EXERCISE> Give an exact transcription of every line, dropping the images.

■ ■ ■ ■

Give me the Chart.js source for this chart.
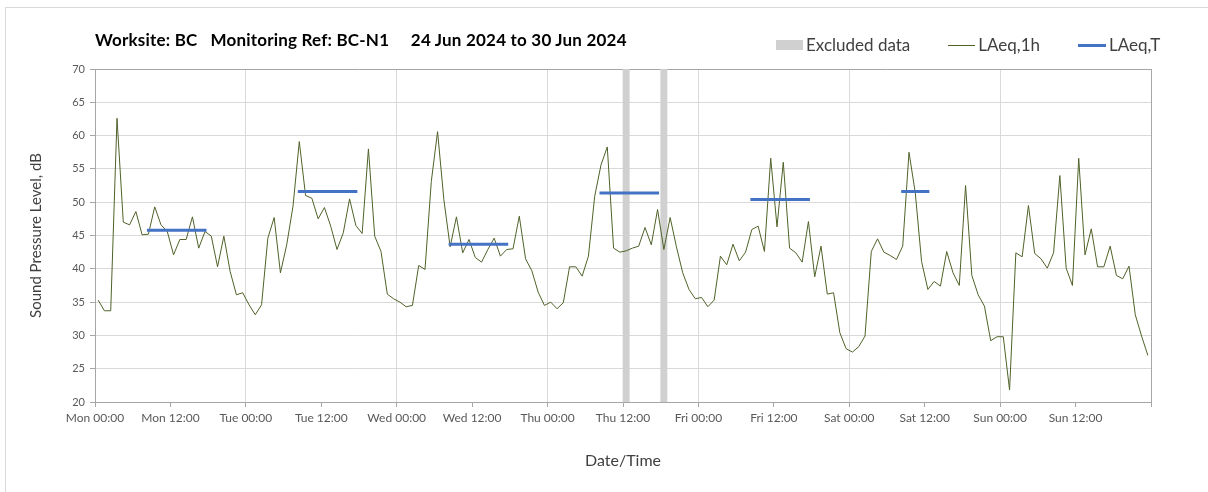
<!DOCTYPE html>
<html>
<head>
<meta charset="utf-8">
<script src="https://cdn.jsdelivr.net/npm/chart.js@4.4.1/dist/chart.umd.min.js"></script>
<style>
body { margin: 0; background: #fff; font-family: Lato, sans-serif; }
#wrap { position: relative; width: 1208px; height: 492px; overflow: hidden; }
#frame { position: absolute; left: 5px; top: 7px; width: 1300px; height: 600px; border-left: 1px solid #d9d9d9; border-top: 1px solid #d9d9d9; }
#chart { position: absolute; left: 0; top: 0; }
#title { position: absolute; left: 95px; top: 30px; font-size: 17px; line-height: 20px; letter-spacing: 0.2px; font-weight: bold; color: #000; white-space: pre; }
#legend { position: absolute; left: 776px; top: 35px; display: flex; align-items: center; font-size: 17px; line-height: 20px; color: #404040; }
#legend .item { display: flex; align-items: center; margin-right: 38px; }
#legend .item:last-child { margin-right: 0; }
#legend .sw { margin-right: 3px; }
</style>
</head>
<body>
<div id="wrap">
  <div id="frame"></div>
  <canvas id="chart" width="1208" height="492"></canvas>
  <div id="title">Worksite: BC   Monitoring Ref: BC-N1     24 Jun 2024 to 30 Jun 2024</div>
  <div id="legend">
    <div class="item"><div class="sw" style="width:27px;height:10px;background:#d0d0d0"></div>Excluded data</div>
    <div class="item"><div class="sw" style="width:27px;height:1px;background:#4f6228"></div>LAeq,1h</div>
    <div class="item"><div class="sw" style="width:28px;height:3px;background:#4472c4"></div>LAeq,T</div>
  </div>
</div>
<script>
// tick labels
var dayNames = ['Mon', 'Tue', 'Wed', 'Thu', 'Fri', 'Sat', 'Sun'];
var tickTimes = ['00:00', '12:00'];

// hourly LAeq,1h, Mon 00:00 -> Sun 23:00
var laeq1h = [
    35.3, 33.7, 33.7, 62.6, 47.0, 46.6, 48.6, 45.1, 45.2, 49.3, 46.6, 45.6, 42.1, 44.4, 44.4, 47.8, 43.1, 45.6, 44.9, 40.3, 44.9, 39.6, 36.1, 36.4,
    34.6, 33.1, 34.6, 44.6, 47.7, 39.4, 43.6, 49.4, 59.1, 51.0, 50.6, 47.5, 49.2, 46.4, 42.9, 45.4, 50.5, 46.5, 45.3, 58.0, 44.9, 42.6, 36.2, 35.5,
    35.0, 34.3, 34.5, 40.5, 39.9, 53.1, 60.6, 50.4, 43.3, 47.8, 42.4, 44.4, 41.7, 41.0, 42.9, 44.6, 41.9, 42.9, 43.0, 47.9, 41.5, 39.7, 36.5, 34.5,
    35.0, 34.0, 34.9, 40.3, 40.3, 38.9, 41.9, 50.9, 55.6, 58.3, 43.1, 42.5, 42.7, 43.1, 43.4, 46.2, 43.6, 48.9, 42.9, 47.7, 43.3, 39.4, 36.9, 35.5,
    35.7, 34.3, 35.3, 41.9, 40.6, 43.7, 41.2, 42.5, 45.9, 46.4, 42.6, 56.6, 46.3, 56.0, 43.1, 42.4, 41.0, 47.1, 38.8, 43.4, 36.2, 36.4, 30.4, 28.0,
    27.5, 28.3, 29.9, 42.6, 44.5, 42.5, 42.0, 41.4, 43.4, 57.5, 51.4, 41.1, 36.9, 38.1, 37.4, 42.6, 39.4, 37.5, 52.5, 39.0, 36.1, 34.4, 29.2, 29.8,
    29.8, 21.8, 42.4, 41.8, 49.5, 42.3, 41.5, 40.1, 42.4, 54.0, 40.1, 37.5, 56.6, 42.1, 46.0, 40.3, 40.3, 43.4, 39.0, 38.5, 40.4, 33.1, 29.9, 27.0
];

// hours flagged as excluded
var excludedHours = [84, 90];

// LAeq,T periods (first and last hour) and levels
var periodStart = [8, 32, 56, 80, 104, 128];
var periodEnd = [17, 41, 65, 89, 113, 132];
var laeqT = [45.8, 51.6, 43.7, 51.4, 50.4, 51.6];

var yMin = 20, yMax = 70, yStep = 5;
var hoursTotal = laeq1h.length;

var hourlyData = laeq1h.map(function(v, h) { return {x: h + 0.5, y: v}; });
var excludedData = laeq1h.map(function(v, h) {
    return {x: h + 0.5, y: excludedHours.indexOf(h) >= 0 ? [yMin, yMax] : null};
});
var periodData = [];
for (var i = 0; i < laeqT.length; i++) {
    periodData.push({x: periodStart[i] + 0.5, y: laeqT[i]});
    periodData.push({x: periodEnd[i] + 0.5, y: laeqT[i]});
    periodData.push({x: periodEnd[i] + 0.5, y: null});
}

var axisGrey = '#a6a6a6';
var gridGrey = '#d9d9d9';

var myChart = new Chart(document.getElementById('chart'), {
type: 'line',
data: {
    datasets: [{
        label: 'LAeq,T',
        data: periodData,
        borderColor: '#4472c4',
        borderWidth: 3,
        borderCapStyle: 'square',
        pointRadius: 0,
        spanGaps: false
    }, {
        label: 'LAeq,1h',
        data: hourlyData,
        borderColor: '#4f6228',
        borderWidth: 1,
        pointRadius: 0,
        tension: 0
    }, {
        type: 'bar',
        label: 'Excluded data',
        data: excludedData,
        backgroundColor: '#d0d0d0',
        barPercentage: 1,
        categoryPercentage: 1,
        grouped: false
    }]
},
options: {
    responsive: false,
    animation: false,
    devicePixelRatio: 1,
    layout: {
        padding: {left: 0, right: 57, top: 69, bottom: 0}
    },
    plugins: {
        legend: {display: false},
        title: {display: false},
        tooltip: {enabled: false}
    },
    scales: {
        x: {
            type: 'linear',
            min: 0,
            max: hoursTotal,
            offset: false,
            afterFit: function(scale) { scale.height = 90; },
            ticks: {
                stepSize: 12,
                autoSkip: false,
                maxRotation: 0,
                padding: 4,
                color: '#595959',
                font: {family: 'Lato', size: 12},
                callback: function(v) {
                    if (v >= hoursTotal) return '';
                    return dayNames[Math.floor(v / 24)] + ' ' + tickTimes[(v % 24) / 12];
                }
            },
            grid: {
                offset: false,
                color: function(ctx) {
                    var v = ctx.tick ? ctx.tick.value : 0;
                    if (v >= hoursTotal) return axisGrey;
                    return v % 24 === 0 ? gridGrey : 'rgba(0,0,0,0)';
                },
                tickColor: axisGrey,
                tickLength: 5
            },
            border: {color: axisGrey},
            title: {
                display: true,
                text: 'Date/Time',
                color: '#404040',
                font: {family: 'Lato', size: 16},
                padding: {top: 0, bottom: 22}
            }
        },
        y: {
            min: yMin,
            max: yMax,
            afterFit: function(scale) { scale.width = 95; },
            ticks: {
                stepSize: yStep,
                padding: 5,
                color: '#595959',
                font: {family: 'Lato', size: 11}
            },
            grid: {
                color: function(ctx) {
                    return ctx.tick && ctx.tick.value >= yMax ? axisGrey : gridGrey;
                },
                tickColor: axisGrey,
                tickLength: 5
            },
            border: {color: axisGrey},
            title: {
                display: true,
                text: 'Sound Pressure Level, dB',
                color: '#404040',
                font: {family: 'Lato', size: 15},
                padding: {top: 27, bottom: 0}
            }
        }
    }
}
});
</script>
</body>
</html>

■ ■ ■ ■

ANSWER FOR THIS EXERCISE>
Give me the Chart.js source for this chart.
<!DOCTYPE html>
<html>
<head>
<meta charset="utf-8">
<script src="https://cdn.jsdelivr.net/npm/chart.js@4.4.1/dist/chart.umd.min.js"></script>
<style>
body { margin: 0; background: #fff; font-family: Lato, sans-serif; }
#wrap { position: relative; width: 1208px; height: 492px; overflow: hidden; }
#frame { position: absolute; left: 5px; top: 7px; width: 1300px; height: 600px; border-left: 1px solid #d9d9d9; border-top: 1px solid #d9d9d9; }
#chart { position: absolute; left: 0; top: 0; }
#title { position: absolute; left: 95px; top: 30px; font-size: 17px; line-height: 20px; letter-spacing: 0.2px; font-weight: bold; color: #000; white-space: pre; }
#legend { position: absolute; left: 776px; top: 35px; display: flex; align-items: center; font-size: 17px; line-height: 20px; color: #404040; }
#legend .item { display: flex; align-items: center; margin-right: 38px; }
#legend .item:last-child { margin-right: 0; }
#legend .sw { margin-right: 3px; }
</style>
</head>
<body>
<div id="wrap">
  <div id="frame"></div>
  <canvas id="chart" width="1208" height="492"></canvas>
  <div id="title">Worksite: BC   Monitoring Ref: BC-N1     24 Jun 2024 to 30 Jun 2024</div>
  <div id="legend">
    <div class="item"><div class="sw" style="width:27px;height:10px;background:#d0d0d0"></div>Excluded data</div>
    <div class="item"><div class="sw" style="width:27px;height:1px;background:#4f6228"></div>LAeq,1h</div>
    <div class="item"><div class="sw" style="width:28px;height:3px;background:#4472c4"></div>LAeq,T</div>
  </div>
</div>
<script>
// tick labels
var dayNames = ['Mon', 'Tue', 'Wed', 'Thu', 'Fri', 'Sat', 'Sun'];
var tickTimes = ['00:00', '12:00'];

// hourly LAeq,1h, Mon 00:00 -> Sun 23:00
var laeq1h = [
    35.3, 33.7, 33.7, 62.6, 47.0, 46.6, 48.6, 45.1, 45.2, 49.3, 46.6, 45.6, 42.1, 44.4, 44.4, 47.8, 43.1, 45.6, 44.9, 40.3, 44.9, 39.6, 36.1, 36.4,
    34.6, 33.1, 34.6, 44.6, 47.7, 39.4, 43.6, 49.4, 59.1, 51.0, 50.6, 47.5, 49.2, 46.4, 42.9, 45.4, 50.5, 46.5, 45.3, 58.0, 44.9, 42.6, 36.2, 35.5,
    35.0, 34.3, 34.5, 40.5, 39.9, 53.1, 60.6, 50.4, 43.3, 47.8, 42.4, 44.4, 41.7, 41.0, 42.9, 44.6, 41.9, 42.9, 43.0, 47.9, 41.5, 39.7, 36.5, 34.5,
    35.0, 34.0, 34.9, 40.3, 40.3, 38.9, 41.9, 50.9, 55.6, 58.3, 43.1, 42.5, 42.7, 43.1, 43.4, 46.2, 43.6, 48.9, 42.9, 47.7, 43.3, 39.4, 36.9, 35.5,
    35.7, 34.3, 35.3, 41.9, 40.6, 43.7, 41.2, 42.5, 45.9, 46.4, 42.6, 56.6, 46.3, 56.0, 43.1, 42.4, 41.0, 47.1, 38.8, 43.4, 36.2, 36.4, 30.4, 28.0,
    27.5, 28.3, 29.9, 42.6, 44.5, 42.5, 42.0, 41.4, 43.4, 57.5, 51.4, 41.1, 36.9, 38.1, 37.4, 42.6, 39.4, 37.5, 52.5, 39.0, 36.1, 34.4, 29.2, 29.8,
    29.8, 21.8, 42.4, 41.8, 49.5, 42.3, 41.5, 40.1, 42.4, 54.0, 40.1, 37.5, 56.6, 42.1, 46.0, 40.3, 40.3, 43.4, 39.0, 38.5, 40.4, 33.1, 29.9, 27.0
];

// hours flagged as excluded
var excludedHours = [84, 90];

// LAeq,T periods (first and last hour) and levels
var periodStart = [8, 32, 56, 80, 104, 128];
var periodEnd = [17, 41, 65, 89, 113, 132];
var laeqT = [45.8, 51.6, 43.7, 51.4, 50.4, 51.6];

var yMin = 20, yMax = 70, yStep = 5;
var hoursTotal = laeq1h.length;

var hourlyData = laeq1h.map(function(v, h) { return {x: h + 0.5, y: v}; });
var excludedData = laeq1h.map(function(v, h) {
    return {x: h + 0.5, y: excludedHours.indexOf(h) >= 0 ? [yMin, yMax] : null};
});
var periodData = [];
for (var i = 0; i < laeqT.length; i++) {
    periodData.push({x: periodStart[i] + 0.5, y: laeqT[i]});
    periodData.push({x: periodEnd[i] + 0.5, y: laeqT[i]});
    periodData.push({x: periodEnd[i] + 0.5, y: null});
}

var axisGrey = '#a6a6a6';
var gridGrey = '#d9d9d9';

var myChart = new Chart(document.getElementById('chart'), {
type: 'line',
data: {
    datasets: [{
        label: 'LAeq,T',
        data: periodData,
        borderColor: '#4472c4',
        borderWidth: 3,
        borderCapStyle: 'square',
        pointRadius: 0,
        spanGaps: false
    }, {
        label: 'LAeq,1h',
        data: hourlyData,
        borderColor: '#4f6228',
        borderWidth: 1,
        pointRadius: 0,
        tension: 0
    }, {
        type: 'bar',
        label: 'Excluded data',
        data: excludedData,
        backgroundColor: '#d0d0d0',
        barPercentage: 1,
        categoryPercentage: 1,
        grouped: false
    }]
},
options: {
    responsive: false,
    animation: false,
    devicePixelRatio: 1,
    layout: {
        padding: {left: 0, right: 57, top: 69, bottom: 0}
    },
    plugins: {
        legend: {display: false},
        title: {display: false},
        tooltip: {enabled: false}
    },
    scales: {
        x: {
            type: 'linear',
            min: 0,
            max: hoursTotal,
            offset: false,
            afterFit: function(scale) { scale.height = 90; },
            ticks: {
                stepSize: 12,
                autoSkip: false,
                maxRotation: 0,
                padding: 4,
                color: '#595959',
                font: {family: 'Lato', size: 12},
                callback: function(v) {
                    if (v >= hoursTotal) return '';
                    return dayNames[Math.floor(v / 24)] + ' ' + tickTimes[(v % 24) / 12];
                }
            },
            grid: {
                offset: false,
                color: function(ctx) {
                    var v = ctx.tick ? ctx.tick.value : 0;
                    if (v >= hoursTotal) return axisGrey;
                    return v % 24 === 0 ? gridGrey : 'rgba(0,0,0,0)';
                },
                tickColor: axisGrey,
                tickLength: 5
            },
            border: {color: axisGrey},
            title: {
                display: true,
                text: 'Date/Time',
                color: '#404040',
                font: {family: 'Lato', size: 16},
                padding: {top: 0, bottom: 22}
            }
        },
        y: {
            min: yMin,
            max: yMax,
            afterFit: function(scale) { scale.width = 95; },
            ticks: {
                stepSize: yStep,
                padding: 5,
                color: '#595959',
                font: {family: 'Lato', size: 11}
            },
            grid: {
                color: function(ctx) {
                    return ctx.tick && ctx.tick.value >= yMax ? axisGrey : gridGrey;
                },
                tickColor: axisGrey,
                tickLength: 5
            },
            border: {color: axisGrey},
            title: {
                display: true,
                text: 'Sound Pressure Level, dB',
                color: '#404040',
                font: {family: 'Lato', size: 15},
                padding: {top: 27, bottom: 0}
            }
        }
    }
}
});
</script>
</body>
</html>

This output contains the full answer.